50 Quadratmeter vielleicht, dann könnten sie Hanna wieder zu sich nehmen, so ihre Vorstellung. Die Wohnung muss rollstuhlgerecht sein, mehr setzen sie nicht voraus. Seit Jahren suchen sie, im Umkreis von über 100 Kilometern. „Fünf Bewerbungen pro Woche“, sagt Karin Anderson. In drei von fünf Fällen werden sie ignoriert, in den weiteren Fällen erhalten sie eine Absage. Es werden Wohnungen als barrierefrei angeboten, die es dann nicht sind. In einem Telefonat teilte man ihnen mit: „Einen Rollstuhl wollen wir nicht im Haus, ein behindertes Kind erst recht nicht.“

Ihre beiden schwarzen Katzen, sagt das Paar, würden sie abgeben, wenn der neue Vermieter keine Tiere möchte.
Ihre beiden schwarzen Katzen, sagt das Paar, würden sie abgeben, wenn der neue Vermieter keine Tiere möchte. | Bild: Hilser, Stefan

Im Frühjahr dieses Jahres, Corona machte sich gerade breit, machten sie ihre erste positive Erfahrung nach jahrelanger Suche. Eine Vermieterin bot ihnen am Burgberg in Überlingen eine Zweizimmerwohnung an, aus ihrer Sicht ein Traum auf 75 Quadratmetern. Karin Anderson: „Aber leider hat die Zusammenarbeit mit dem Jobcenter nicht funktioniert.“

Was war da los?

Die Wohnung hätte auf dem Papier mehr gekostet, als ihnen an Unterstützungsleistungen vom Jobcenter zugestanden hätte. So beschreibt es die betroffene Familie. Sie besitzen einen Wohnberechtigungsschein. Die Differenz zwischen Förderung und tatsächlicher Miete hätten sie mit dem Pflegegeld für Frau Anderson und mit den bescheidenen Einkünften von Herrn Rehm begleichen können, sie hätten alles zusammengekratzt, was möglich gewesen wäre, um nur raus zu kommen aus der Obdachlosenunterkunft.

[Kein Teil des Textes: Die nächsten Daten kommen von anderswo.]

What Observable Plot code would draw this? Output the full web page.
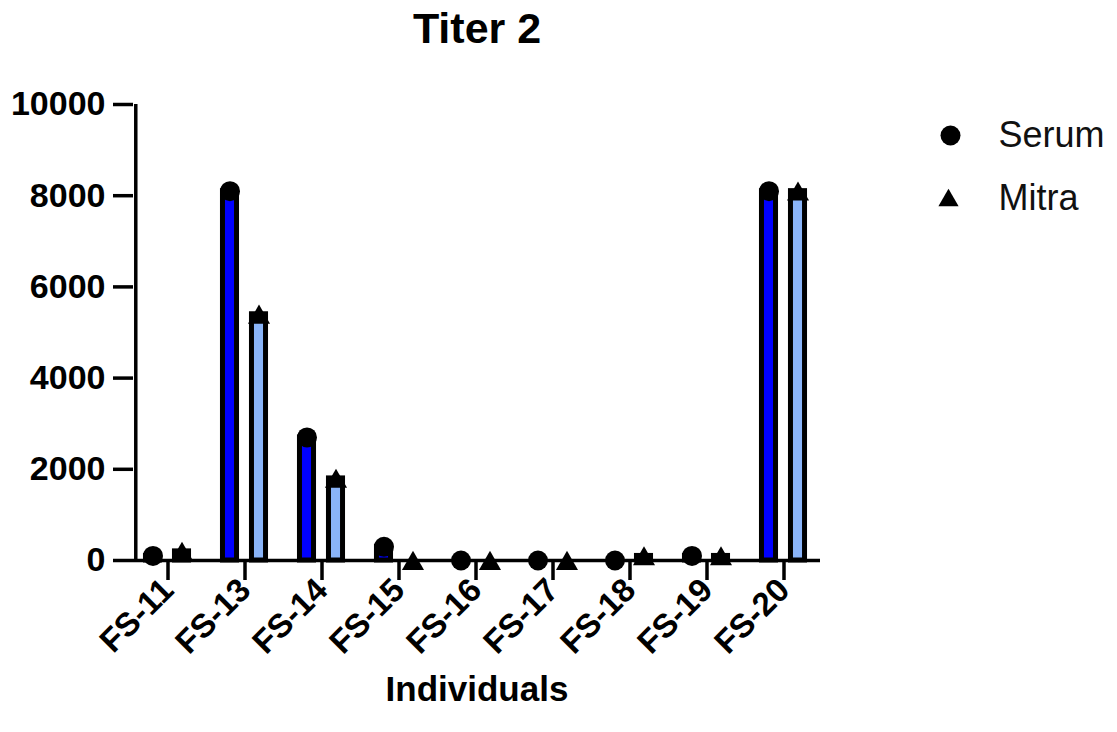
<!DOCTYPE html>
<html><head><meta charset="utf-8">
<script src="https://cdn.jsdelivr.net/npm/d3@7"></script>
<script src="https://cdn.jsdelivr.net/npm/@observablehq/plot@0.6"></script>
<style>body{margin:0;background:#fff;} #chart svg{display:block;}</style>
</head><body><div id="chart"></div>
<script>
const categories = ["FS-11","FS-13","FS-14","FS-15","FS-16","FS-17","FS-18","FS-19","FS-20"];
const seriesNames = ["Serum","Mitra"];
const serumValues = [100, 8100, 2700, 300, 0, 0, 0, 100, 8100];
const mitraValues = [200, 5400, 1800, 0, 0, 0, 100, 100, 8100];
const yTicks = [0, 2000, 4000, 6000, 8000, 10000];
const titleText = "Titer 2";
const xLabelText = "Individuals";

const rows = categories.flatMap((c, i) => [
  {cat: c, series: "Serum", value: serumValues[i]},
  {cat: c, series: "Mitra", value: mitraValues[i]}
]);
const serum = rows.filter(d => d.series === "Serum");
const mitra = rows.filter(d => d.series === "Mitra");

const W = 1117, H = 732, mL = 133, mR = 297, mT = 104, mB = 172;
const xRange = [126.5, 823.5];
const bw = (xRange[1] - xRange[0]) / categories.length;
const barW = 14.5;
const inset = (bw - barW) / 2;
const offS = -15, offM = 14;
const font = "'Liberation Sans', Arial, sans-serif";
const right = W - mR;

const legendMarks = [
  Plot.dot([seriesNames[0]], {frameAnchor: "top-right", dx: 950 - right, dy: 135 - mT, r: 10, symbol: "circle", fill: "black"}),
  Plot.text([seriesNames[0]], {frameAnchor: "top-right", dx: 998 - right, dy: 135 - mT, textAnchor: "start", lineAnchor: "middle", fontSize: 36, fill: "#111"}),
  Plot.dot([seriesNames[1]], {frameAnchor: "top-right", dx: 948 - right, dy: 200 - mT, r: 7.5, symbol: "triangle", fill: "black"}),
  Plot.text([seriesNames[1]], {frameAnchor: "top-right", dx: 998 - right, dy: 198 - mT, textAnchor: "start", lineAnchor: "middle", fontSize: 36, fill: "#111"})
];

const chart = Plot.plot({
  width: W, height: H,
  marginLeft: mL, marginRight: mR, marginTop: mT, marginBottom: mB,
  style: {fontFamily: font, color: "black", background: "white"},
  x: {type: "band", domain: categories, range: xRange, padding: 0, axis: null},
  y: {domain: [0, 10000], axis: null},
  marks: [
    Plot.barY(serum, {x: "cat", y: "value", fill: "#0000ff", stroke: "black", strokeWidth: 5, insetLeft: inset, insetRight: inset, dx: offS}),
    Plot.barY(mitra, {x: "cat", y: "value", fill: "#8ab4f8", stroke: "black", strokeWidth: 5, insetLeft: inset, insetRight: inset, dx: offM}),
    Plot.ruleY([0], {stroke: "black", strokeWidth: 3.5}),
    Plot.ruleX([categories[0]], {x: d => d, y1: 0, y2: 10000, dx: mL - (xRange[0] + bw / 2), stroke: "black", strokeWidth: 3.5}),
    Plot.dot(serum, {x: "cat", y: "value", dx: offS, r: 10, symbol: "circle", fill: "black"}),
    Plot.dot(mitra, {x: "cat", y: "value", dx: offM, dy: 3, r: 8.2, symbol: "triangle", fill: "black"}),
    Plot.axisY({ticks: yTicks, tickSize: 20, tickPadding: 8, fontSize: 34, fontWeight: "bold", strokeWidth: 3.5, tickFormat: d => String(d), label: null}),
    Plot.axisX({tickSize: 20, tickRotate: -45, tickPadding: 4, fontSize: 33, fontWeight: "bold", strokeWidth: 3.5, label: null}),
    Plot.text([titleText], {frameAnchor: "top", dy: 29 - mT, lineAnchor: "middle", fontSize: 43, fontWeight: "bold"}),
    Plot.text([xLabelText], {frameAnchor: "bottom", dy: 700 - (H - mB), fontSize: 35, fontWeight: "bold"}),
    ...legendMarks
  ]
});
document.getElementById("chart").appendChild(chart);
</script>
</body></html>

Doch erschwerend kam hinzu, dass ihnen das Jobcenter die Übernahme der Kaution und der Umzugskosten verwehrte. An diesen hohen Fixkosten seien sie letztlich gescheitert.

Was sagt die Behörde?

Das Jobcenter ist im Bodenseekreis als Behörde im Landratsamt integriert. Wir befragten den Pressesprecher des Landratsamtes in Friedrichshafen. Robert Schwarz bestätigte, dass in Fällen, in denen die Mietkosten vom Jobcenter als unangemessen erachtet werden, die Wohnungsbeschaffungskosten – also Dinge wie Kaution und Umzugskosten – nicht erstattet werden. Das stehe so in Paragraph 22 des Sozialgesetzbuchs.

Entscheidender in diesem Fall ist aber die Frage, welche Mietkosten der Familie denn tatsächlich zugestanden hätten? Hätte die Behörde die geforderte Miete nicht eben doch als angemessen betrachten, und dann auch Kaution und Umzugskosten übernehmen müssen? Bei näherer Betrachtung ist das wohl so.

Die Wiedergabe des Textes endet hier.